— Start Dataset excerpt —

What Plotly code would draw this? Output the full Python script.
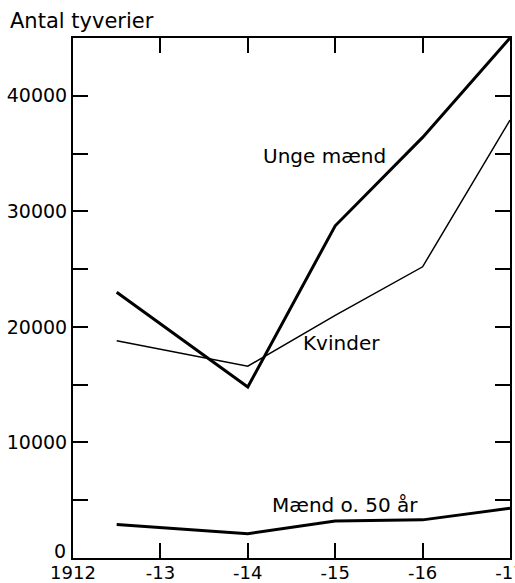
import plotly.graph_objects as go

years = [1912.5, 1914, 1915, 1916, 1917]
unge_maend = [23000, 14800, 28750, 36400, 45000]
kvinder = [18800, 16600, 21000, 25200, 37900]
maend_50 = [2900, 2100, 3200, 3300, 4300]

x_tickvals = [1912, 1913, 1914, 1915, 1916, 1917]
x_ticktext = ["1912", "-13", "-14", "-15", "-16", "-17"]
y_tickvals = [0, 5000, 10000, 15000, 20000, 25000, 30000, 35000, 40000]
y_ticktext = ["", "", "10000", "", "20000", "", "30000", "", "40000"]

FONT = "DejaVu Sans"

fig = go.Figure()
fig.add_trace(go.Scatter(x=years, y=unge_maend, mode="lines",
                         line=dict(color="black", width=3), name="Unge mænd"))
fig.add_trace(go.Scatter(x=years, y=kvinder, mode="lines",
                         line=dict(color="black", width=1.5), name="Kvinder"))
fig.add_trace(go.Scatter(x=years, y=maend_50, mode="lines",
                         line=dict(color="black", width=3), name="Mænd o. 50 år"))

fig.add_annotation(x=1914.88, y=34800, text="Unge mænd", showarrow=False,
                   font=dict(family=FONT, size=20, color="black"))
fig.add_annotation(x=1915.07, y=18600, text="Kvinder", showarrow=False,
                   font=dict(family=FONT, size=20, color="black"))
fig.add_annotation(x=1915.11, y=4600, text="Mænd o. 50 år", showarrow=False,
                   font=dict(family=FONT, size=20, color="black"))
fig.add_annotation(xref="paper", yref="paper", x=-0.149, y=1.032,
                   xanchor="left", yanchor="middle", text="Antal tyverier",
                   showarrow=False, font=dict(family=FONT, size=21, color="black"))
# "0" label on the y axis, raised slightly above the x axis labels
fig.add_annotation(xref="paper", yref="y", x=0, y=0, xanchor="right",
                   yanchor="middle", xshift=-5, yshift=7, text="0",
                   showarrow=False, font=dict(family=FONT, size=19, color="black"))

fig.update_layout(
    width=515, height=583, autosize=False,
    margin=dict(l=73, r=5, t=38, b=25, autoexpand=False),
    paper_bgcolor="white", plot_bgcolor="white",
    showlegend=False,
    font=dict(family=FONT, size=18, color="black"),
    xaxis=dict(range=[1912, 1917], tickvals=x_tickvals, ticktext=x_ticktext,
               ticks="inside", ticklen=15, tickwidth=2, tickcolor="black",
               showline=True, linewidth=2, linecolor="black", mirror="allticks",
               showgrid=False, zeroline=False, ticklabeloverflow="allow",
               automargin=False, ticklabelstandoff=-3,
               tickfont=dict(family=FONT, size=18, color="black")),
    yaxis=dict(range=[0, 45000], tickvals=y_tickvals, ticktext=y_ticktext,
               ticks="inside", ticklen=15, tickwidth=2, tickcolor="black",
               showline=True, linewidth=2, linecolor="black", mirror="allticks",
               showgrid=False, zeroline=False, ticklabeloverflow="allow",
               automargin=False,
               tickfont=dict(family=FONT, size=19, color="black")),
)

fig.write_html("out.html",
               config={"responsive": False, "displayModeBar": False},
               post_script="document.body.style.margin='0';")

— End Dataset excerpt —

## Task brief
Give again, word for word, every line from the top of the data through the line with "maend_50 = [2900, 2100, 3200, 3300, 4300]", both ends included, and exclude the pictures.

## Complete output
What Plotly code would draw this? Output the full Python script.
import plotly.graph_objects as go

years = [1912.5, 1914, 1915, 1916, 1917]
unge_maend = [23000, 14800, 28750, 36400, 45000]
kvinder = [18800, 16600, 21000, 25200, 37900]
maend_50 = [2900, 2100, 3200, 3300, 4300]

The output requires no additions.